# Exercise description
Pictures excluded, return the lines below from the first through the line holding "peaksS2, peaksS3, peaksS4];".

# Stored data
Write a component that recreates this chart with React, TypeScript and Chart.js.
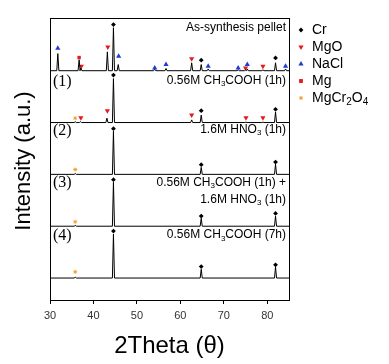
import React, { useEffect, useRef } from "react";
import { Chart, registerables } from "chart.js";

Chart.register(...registerables);

// ---------- data ----------
const xMin = 30;
const xMax = 85;
const xTickValues = [30, 40, 50, 60, 70, 80];
const yMin = -50;
const yMax = 592;

const sampleLabels = [
  ["As-synthesis pellet"],
  ["0.56M CH₃COOH (1h)"],
  ["1.6M HNO₃ (1h)"],
  ["0.56M CH₃COOH (1h) +", "1.6M HNO₃ (1h)"],
  ["0.56M CH₃COOH (7h)"],
];
const sampleNumbers = ["", "(1)", "(2)", "(3)", "(4)"];
const sampleOffsets = [472, 354, 236, 118, 0];

// peaks: [2theta, relative intensity]
const peaksAsSynth: [number, number][] = [
  [31.8, 39], [36.7, 25], [37.1, 6], [43.2, 43], [44.6, 98], [45.7, 14],
  [54.1, 3], [56.7, 5], [62.6, 18], [64.8, 14], [66.4, 4], [73.3, 2],
  [75.0, 2], [75.4, 4], [79.0, 2], [81.9, 18], [84.2, 4],
];
const peaksS1: [number, number][] = [
  [35.8, 2], [37.0, 2], [43.1, 10], [44.6, 100], [62.6, 6], [64.8, 17],
  [75.1, 1], [79.0, 1], [81.9, 24],
];
const peaksS2: [number, number][] = [[35.8, 2], [44.6, 98], [64.8, 16], [81.9, 23]];
const peaksS3: [number, number][] = [[35.8, 2], [44.6, 100], [64.8, 18], [81.9, 23]];
const peaksS4: [number, number][] = [[35.8, 2], [44.6, 100], [64.8, 20], [81.9, 25]];
const samplePeaks = [peaksAsSynth, peaksS1, peaksS2, peaksS3, peaksS4];

// phase markers: [sample index, 2theta, height above baseline]
const markersCr: [number, number, number][] = [
  [0, 44.6, 105], [0, 64.8, 24], [0, 81.9, 29],
  [1, 44.6, 108], [1, 64.8, 27], [1, 81.9, 30],
  [2, 44.6, 104], [2, 64.8, 22], [2, 81.9, 28],
  [3, 44.6, 106], [3, 64.8, 23], [3, 81.9, 29],
  [4, 44.6, 107], [4, 64.8, 26], [4, 81.9, 30],
];
const markersMgO: [number, number, number][] = [
  [0, 37.2, 10], [0, 43.3, 54], [0, 62.6, 27], [0, 75.0, 6], [0, 79.0, 10],
  [1, 37.1, 11], [1, 43.2, 27], [1, 62.6, 17], [1, 75.1, 11], [1, 79.0, 11],
];
const markersNaCl: [number, number, number][] = [
  [0, 31.8, 51], [0, 45.8, 33], [0, 54.1, 6], [0, 56.7, 14], [0, 66.4, 10],
  [0, 73.3, 6], [0, 75.4, 14], [0, 84.2, 10],
];
const markersMg: [number, number, number][] = [[0, 36.7, 30]];
const markersMgCr2O4: [number, number, number][] = [
  [1, 35.8, 10], [2, 35.8, 11], [3, 35.8, 10], [4, 35.8, 14],
];

const phaseNames = ["Cr", "MgO", "NaCl", "Mg", "MgCr₂O₄"];
const phaseColors = ["#000000", "#e41a1c", "#1f3bd1", "#e41a1c", "#f5a033"];
const phaseStyles = ["rectRot", "triangle", "triangle", "rect", "star"];
const phaseRotations = [0, 180, 0, 0, 0];
const phaseRadii = [2.4, 3, 3, 2.4, 2];
const phaseMarkers = [markersCr, markersMgO, markersNaCl, markersMg, markersMgCr2O4];

// ---------- helpers ----------
const PEAK_HALF_WIDTH = 0.24;
const SANS = '"Liberation Sans", Arial, sans-serif';
const SERIF = '"Liberation Serif", "Times New Roman", serif';

function buildPattern(peaks: [number, number][], offset: number) {
  const pts: { x: number; y: number }[] = [{ x: xMin, y: offset }];
  [...peaks].sort((a, b) => a[0] - b[0]).forEach(([p, h]) => {
    pts.push({ x: p - PEAK_HALF_WIDTH, y: offset });
    pts.push({ x: p, y: offset + h });
    pts.push({ x: p + PEAK_HALF_WIDTH, y: offset });
  });
  pts.push({ x: xMax, y: offset });
  return pts;
}

const SUBS = "₀₁₂₃₄₅₆₇₈₉";
function splitSubs(s: string) {
  const segs: { t: string; sub: boolean }[] = [];
  for (const ch of s) {
    const idx = SUBS.indexOf(ch);
    const sub = idx >= 0;
    const c = sub ? String(idx) : ch;
    const last = segs[segs.length - 1];
    if (last && last.sub === sub) last.t += c;
    else segs.push({ t: c, sub });
  }
  return segs;
}

function drawRich(
  ctx: CanvasRenderingContext2D,
  s: string,
  x: number,
  y: number,
  size: number,
  align: "left" | "right"
) {
  const segs = splitSubs(s);
  const subSize = Math.round(size * 0.68);
  const widths = segs.map((g) => {
    ctx.font = `${g.sub ? subSize : size}px ${SANS}`;
    return ctx.measureText(g.t).width;
  });
  const total = widths.reduce((a, b) => a + b, 0);
  let cx = align === "right" ? x - total : x;
  ctx.textAlign = "left";
  ctx.textBaseline = "middle";
  segs.forEach((g, i) => {
    ctx.font = `${g.sub ? subSize : size}px ${SANS}`;
    ctx.fillText(g.t, cx, g.sub ? y + size * 0.3 : y);
    cx += widths[i];
  });
}

function drawPointStyle(
  ctx: CanvasRenderingContext2D,
  style: string,
  r: number,
  x: number,
  y: number,
  rot: number
) {
  ctx.save();
  ctx.translate(x, y);
  ctx.rotate((rot * Math.PI) / 180);
  ctx.beginPath();
  if (style === "rectRot") {
    ctx.moveTo(0, -r);
    ctx.lineTo(r, 0);
    ctx.lineTo(0, r);
    ctx.lineTo(-r, 0);
    ctx.closePath();
    ctx.fill();
  } else if (style === "triangle") {
    ctx.moveTo(0, -r);
    ctx.lineTo(r * 0.866, r * 0.5);
    ctx.lineTo(-r * 0.866, r * 0.5);
    ctx.closePath();
    ctx.fill();
  } else if (style === "rect") {
    ctx.rect(-r * 0.8, -r * 0.8, r * 1.6, r * 1.6);
    ctx.fill();
  } else if (style === "star") {
    for (let k = 0; k < 4; k++) {
      const a = (k * Math.PI) / 4;
      ctx.moveTo(Math.cos(a) * r, Math.sin(a) * r);
      ctx.lineTo(-Math.cos(a) * r, -Math.sin(a) * r);
    }
    ctx.stroke();
  }
  ctx.restore();
}

const overlayPlugin = {
  id: "overlay",
  afterDraw(chart: any) {
    const { ctx, chartArea } = chart;
    const ys = chart.scales.y;
    ctx.save();
    // frame
    ctx.strokeStyle = "#000";
    ctx.lineWidth = 1;
    ctx.strokeRect(
      Math.round(chartArea.left) + 0.5,
      Math.round(chartArea.top) + 0.5,
      Math.round(chartArea.right - chartArea.left),
      Math.round(chartArea.bottom - chartArea.top)
    );
    ctx.fillStyle = "#000";
    // sample labels
    const labelShift = [-43, -42, -45, -44, -43];
    sampleOffsets.forEach((off, i) => {
      const base = ys.getPixelForValue(off);
      sampleLabels[i].forEach((line, j) => {
        drawRich(ctx, line, chartArea.right - 3, base + labelShift[i] + j * 17, 12, "right");
      });
      if (sampleNumbers[i]) {
        ctx.font = `16px ${SERIF}`;
        ctx.textAlign = "left";
        ctx.textBaseline = "middle";
        ctx.fillText(sampleNumbers[i], chartArea.left + 3, base + labelShift[i] + 1);
      }
    });
    // legend
    phaseNames.forEach((name, i) => {
      const ly = 30 + i * 17;
      ctx.save();
      ctx.fillStyle = phaseColors[i];
      ctx.strokeStyle = phaseColors[i];
      ctx.lineWidth = 1;
      drawPointStyle(ctx, phaseStyles[i], phaseRadii[i], 301, ly, phaseRotations[i]);
      ctx.restore();
      ctx.fillStyle = "#000";
      drawRich(ctx, name, 312, ly, 14, "left");
    });
    // axis titles
    ctx.font = `24px ${SANS}`;
    ctx.textAlign = "center";
    ctx.textBaseline = "middle";
    ctx.fillText("2Theta (θ)", (chartArea.left + chartArea.right) / 2, 346);
    ctx.save();
    ctx.translate(24, (chartArea.top + chartArea.bottom) / 2 + 2);
    ctx.rotate(-Math.PI / 2);
    ctx.font = `22px ${SANS}`;
    ctx.fillText("Intensity (a.u.)", 0, 0);
    ctx.restore();
    ctx.restore();
  },
};

export default function App() {
  const ref = useRef<HTMLCanvasElement | null>(null);
  useEffect(() => {
    if (!ref.current) return;
    const lineSets = samplePeaks.map((pk, i) => ({
      type: "scatter" as const,
      data: buildPattern(pk, sampleOffsets[i]),
      showLine: true,
      borderColor: "#000",
      borderWidth: 1,
      pointRadius: 0,
      tension: 0,
    }));
    const markerSets = phaseMarkers.map((list, i) => ({
      type: "scatter" as const,
      data: list.map(([s, x, h]) => ({ x, y: sampleOffsets[s] + h })),
      showLine: false,
      pointStyle: phaseStyles[i] as any,
      pointRadius: phaseRadii[i],
      pointRotation: phaseRotations[i],
      backgroundColor: phaseColors[i],
      borderColor: phaseColors[i],
      borderWidth: phaseStyles[i] === "star" ? 1 : 0,
    }));
    const chart = new Chart(ref.current, {
      type: "scatter",
      data: { datasets: [...lineSets, ...markerSets] as any },
      options: {
        animation: false,
        responsive: false,
        layout: { padding: { left: 50, right: 100, top: 18, bottom: 0 } },
        plugins: { legend: { display: false }, tooltip: { enabled: false } },
        scales: {
          x: {
            type: "linear",
            min: xMin,
            max: xMax,
            afterBuildTicks: (scale: any) => {
              scale.ticks = xTickValues.map((v) => ({ value: v }));
            },
            afterFit: (scale: any) => {
              scale.height = 64;
            },
            grid: {
              drawOnChartArea: false,
              drawTicks: true,
              tickLength: 4,
              color: "#000",
            },
            border: { display: true, color: "#000" },
            ticks: {
              color: "#333",
              font: { family: SANS, size: 11 },
              padding: 5,
              maxRotation: 0,
            },
          },
          y: {
            type: "linear",
            min: yMin,
            max: yMax,
            display: false,
          },
        },
      },
      plugins: [overlayPlugin],
    });
    return () => chart.destroy();
  }, []);
  return (
    <div style={{ position: "fixed", left: 0, top: 0, width: 389, height: 364, background: "#fff" }}>
      <canvas ref={ref} width={389} height={364} style={{ display: "block" }} />
    </div>
  );
}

# Solution for this task
Write a component that recreates this chart with React, TypeScript and Chart.js.
import React, { useEffect, useRef } from "react";
import { Chart, registerables } from "chart.js";

Chart.register(...registerables);

// ---------- data ----------
const xMin = 30;
const xMax = 85;
const xTickValues = [30, 40, 50, 60, 70, 80];
const yMin = -50;
const yMax = 592;

const sampleLabels = [
  ["As-synthesis pellet"],
  ["0.56M CH₃COOH (1h)"],
  ["1.6M HNO₃ (1h)"],
  ["0.56M CH₃COOH (1h) +", "1.6M HNO₃ (1h)"],
  ["0.56M CH₃COOH (7h)"],
];
const sampleNumbers = ["", "(1)", "(2)", "(3)", "(4)"];
const sampleOffsets = [472, 354, 236, 118, 0];

// peaks: [2theta, relative intensity]
const peaksAsSynth: [number, number][] = [
  [31.8, 39], [36.7, 25], [37.1, 6], [43.2, 43], [44.6, 98], [45.7, 14],
  [54.1, 3], [56.7, 5], [62.6, 18], [64.8, 14], [66.4, 4], [73.3, 2],
  [75.0, 2], [75.4, 4], [79.0, 2], [81.9, 18], [84.2, 4],
];
const peaksS1: [number, number][] = [
  [35.8, 2], [37.0, 2], [43.1, 10], [44.6, 100], [62.6, 6], [64.8, 17],
  [75.1, 1], [79.0, 1], [81.9, 24],
];
const peaksS2: [number, number][] = [[35.8, 2], [44.6, 98], [64.8, 16], [81.9, 23]];
const peaksS3: [number, number][] = [[35.8, 2], [44.6, 100], [64.8, 18], [81.9, 23]];
const peaksS4: [number, number][] = [[35.8, 2], [44.6, 100], [64.8, 20], [81.9, 25]];
const samplePeaks = [peaksAsSynth, peaksS1, peaksS2, peaksS3, peaksS4];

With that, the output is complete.